In the days that followed numerous prominent arrests, including of an Iranian rapper and economist, have occurred. The rapper, Toomaj Salehi, was later shown blindfolded and (apparently forced) to say that he was being insincere when he criticized his government.
Iran might be slowly squashing the protests at home, but the nation is being treated harshly by its international neighbors.
Over the last several days, New Zealand has broken off human rights dialogue with Iran, Canada has ratcheted up sanctions, and the United States has begun agitating for Iran to be booted from the United Nations Committee on the Status of Women.
“The United States believes that no nation that systematically abuses the rights of women and girls should play a role in any international or United Nations body charged with protecting these very same rights,” Vice President Kamala Harris said in a statement.
The UN Commission on the Status of Women and its members are charged with ‘promoting women’s rights’ and addressing ‘urgent problems requiring immediate attention in the field of women’s rights.’ Iran has demonstrated through its denial of women’s rights and brutal crackdown on its own people that it is unfit to serve on this Commission; Iran’s very presence discredits the integrity of its membership and the work to advance its mandate.

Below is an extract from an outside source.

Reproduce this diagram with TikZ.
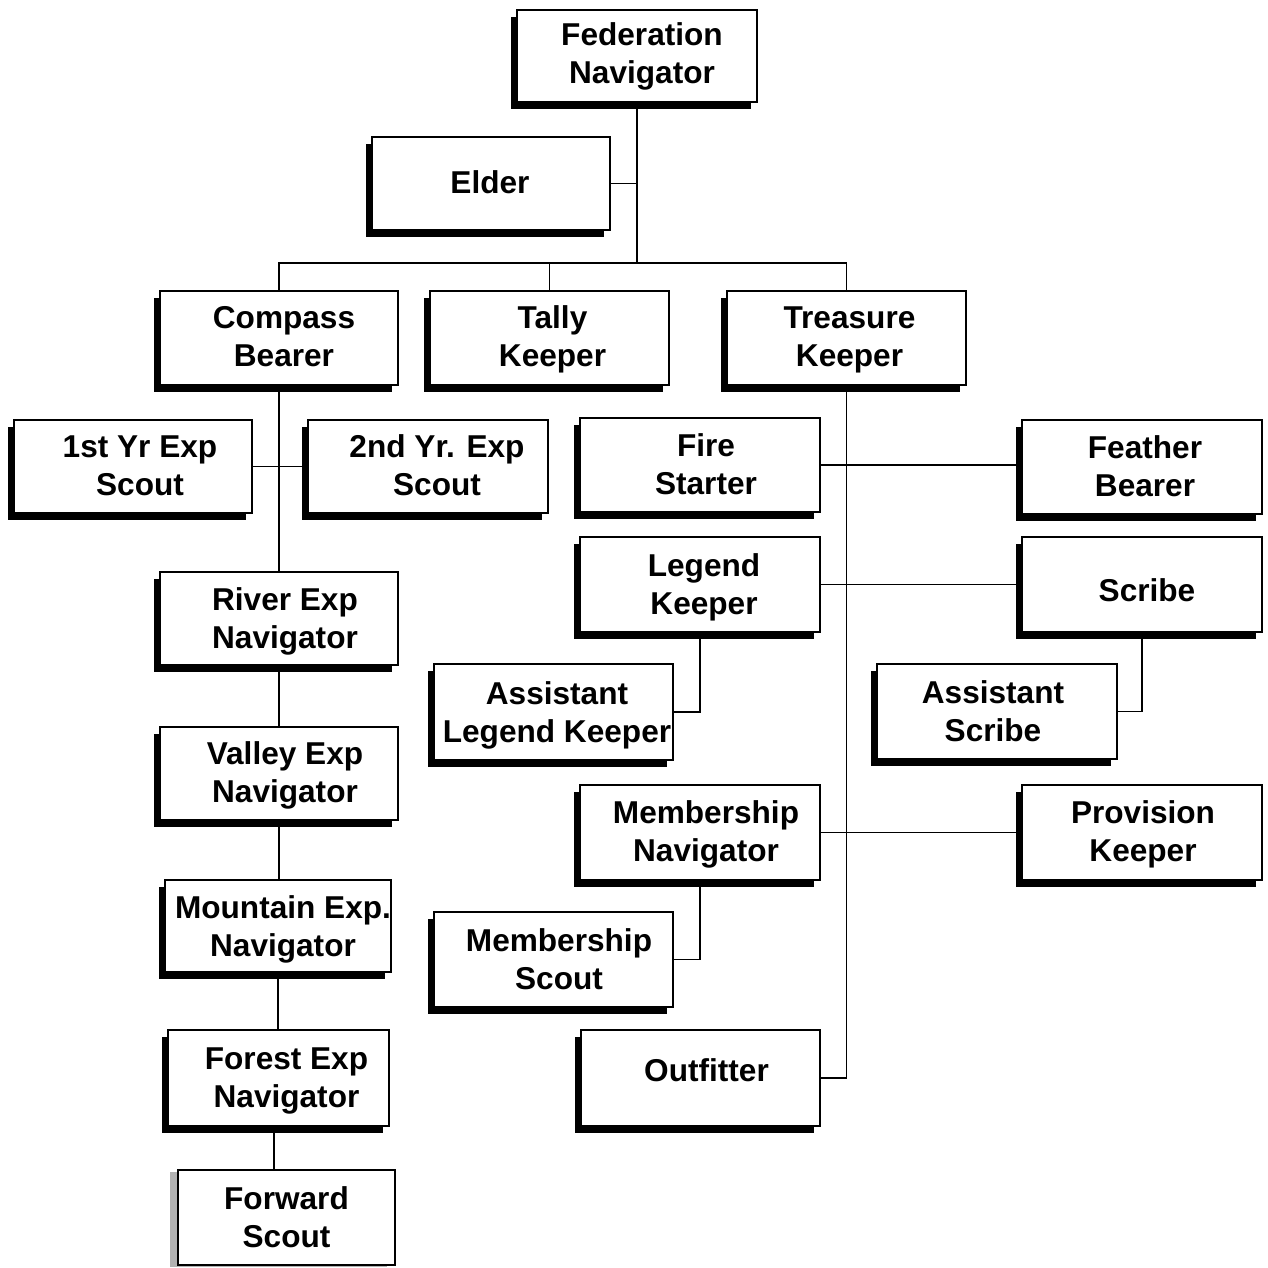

Iran, long an enemy of the United States, says the U.S. is urging on the protests as a means of destabilizing the Middle Eastern nation.
“Those who think the U.S. is an untouchable power are wrong,” Supreme Leader Ayatollah Ali Khamenei said Wednesday. “It is completely vulnerable as seen with current events.”
Khamenei might be the one most vulnerable. The protestors, who have shown no desire to deviate course, have called for the leader’s death and each day Khamenei fails to end the protests makes his position all the worse.
Thus far, more than 14,000 people have been arrested in connection to the protests. While figures are sure to be inaccurate, the consensus is that about 300 people have died, including several dozen members of the security forces.